These principles have been brought to life in a family of programs that can take management
education and development to a new place, by enabling managers to reflect on their own
experience in the light of insightful concepts (five aspects of “Developing Managers,” Chapters
10 through 14). No one can create a leader in a classroom. But existing managers can significantly
improve their practice in a thoughtful classroom that makes use of those experiences.
All this suggests that the business schools themselves need to be reconceived, including a
metamorphosis into management schools (“Developing True Schools of Management,” Chapter
15). But will these agents of change be able to change?
, 5
PART ONE
Not MBAs
IT IS TIME to recognize conventional MBA programs for what they are—or else to close them
down. They are specialized training in the functions of business, not general educating in the
practice of managing. Using the classroom to help develop people already practicing management
is a fine idea, but pretending to create managers out of people who have never managed is a sham.
It is time that our business schools gave proper attention to management.
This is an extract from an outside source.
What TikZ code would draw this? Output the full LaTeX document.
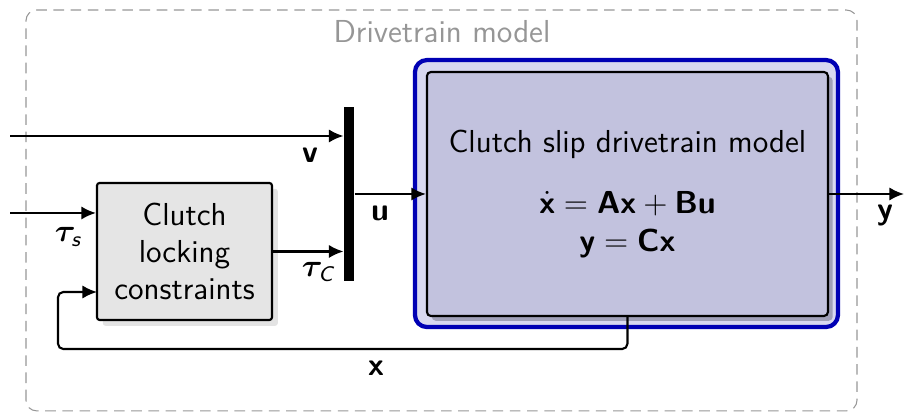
\documentclass[tikz,border=0pt]{standalone}
\usepackage{amsmath,bm}
\usepackage{fontspec}
\usetikzlibrary{arrows.meta,shadows,positioning}

\definecolor{framegray}{RGB}{150,150,150}
\definecolor{blockgray}{RGB}{229,229,229}
\definecolor{modelblue}{RGB}{0,0,180}
\definecolor{modelouter}{RGB}{216,216,240}
\definecolor{modelinner}{RGB}{194,194,222}
\definecolor{modelshadow}{RGB}{160,160,184}

\newcommand{\vecb}[1]{\textsf{\bfseries #1}}

\begin{document}
\begin{tikzpicture}[font=\sffamily\large, >={Latex[length=5.5pt,width=5pt]},
  sig/.style={->,thick},
  frame/.style={draw=framegray, dash pattern=on 4pt off 2.5pt, rounded corners=4pt},
  blk/.style={draw, thick, fill=blockgray, rounded corners=1pt, align=center,
    drop shadow={shadow xshift=2.2pt, shadow yshift=-2.2pt, fill=black!22}},
  outerblk/.style={draw=modelblue, line width=1.6pt, fill=modelouter, rounded corners=4.5pt},
  innerblk/.style={draw, thick, fill=modelinner, rounded corners=1.5pt, align=center,
    drop shadow={shadow xshift=1.8pt, shadow yshift=-1.8pt, fill=modelshadow, opacity=1}},
  lbl/.style={inner sep=1pt}]
  \useasboundingbox (0,0) rectangle (12,5.469);

  % outer frame
  \draw[frame] (0.345,0.015) rectangle (11.376,5.336);
  \node[text=framegray] (title) at (5.867,5.044) {Drivetrain model};

  % blocks
  \node[blk, minimum width=2.323cm, minimum height=1.819cm] (clutch) at (2.449,2.131)
    {Clutch\\locking\\constraints};
  \node[fill=black, inner sep=0pt, minimum width=0.133cm, minimum height=2.310cm] (mux) at (4.633,2.894) {};
  \node[outerblk, minimum width=5.615cm, minimum height=3.544cm] (model) at (8.316,2.900) {};
  \node[innerblk, minimum width=5.323cm, minimum height=3.239cm] (core) at (8.329,2.894)
    {Clutch slip drivetrain model\\[3.2mm]
     $\dot{\vecb{x}}=\vecb{A}\vecb{x}+\vecb{B}\vecb{u}$\\[0.4pt]
     $\vecb{y}=\vecb{C}\vecb{x}$};

  % free ends
  \coordinate (vin) at (0.133,3.664);
  \coordinate (tsin) at (0.133,2.642);
  \coordinate (yout) at (12,2.894);
  \coordinate (fbk) at (0.770,0.836);
  \coordinate (xin) at (1.288,1.593);

  % signals
  \draw[sig] (vin) -- (mux.west |- vin);
  \draw[sig] (tsin) -- (clutch.west |- tsin);
  \draw[sig] (clutch.east) -- (mux.west |- clutch.east);
  \draw[sig] (mux.east) -- (core.west);
  \draw[sig] (core.east) -- (yout);
  \draw[sig, rounded corners=2pt] (core.south) |- (fbk) |- (xin);

  % labels
  \node[lbl] (vlbl) at (4.115,3.411) {$\vecb{v}$};
  \node[lbl] (ulbl) at (5.044,2.642) {$\vecb{u}$};
  \node[lbl] (tslbl) at (0.903,2.323) {$\bm{\tau}_{\textsf{\itshape s}}$};
  \node[lbl] (tclbl) at (4.221,1.860) {$\bm{\tau}_{\textsf{\itshape C}}$};
  \node[lbl] (xlbl) at (4.991,0.584) {$\vecb{x}$};
  \node[lbl] (ylbl) at (11.748,2.615) {$\vecb{y}$};
\end{tikzpicture}
\end{document}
This may seem like a strange contention at a time when MBA programs are at the height of their
popularity, when MBA graduates are at the pinnacle of their success, and when American business,
which has relied so heavily on this credential, seems to have attained its greatest stage of
development. I shall argue that much of this success is delusory, that our approach to educating
leaders is undermining our leadership, with dire economic and social consequences.
Every decade in the United States alone, almost one million people with a credential called the
MBA descend on the economy, most with little firsthand knowledge of customers and workers,
products and processes. There they expect to manage people who have that knowledge, which they
gained in the only way possible—through intensive personal experience. But lacking that
credential, such people are increasingly relegated to a “slow track” where they are subjected to the
“leadership” of people who lack the legitimacy to lead.
6
Considered as education for management, conventional MBA programs train the wrong people
in the wrong ways with the wrong consequences. This is the argument I shall pursue in Part I of
this book. It contains seven chapters. The first is about the wrong people, the second about the
wrong ways, the next four about the wrong consequences. Chapter 7 considers recent changes in
MBA programs, concluding that most of these are cosmetic. A “dominant design” established
itself in the 1960s and continues to hold most of this education firmly in its grip. The notable
exceptions are found mostly in England, whose innovations provide a bridge to Part II of this book.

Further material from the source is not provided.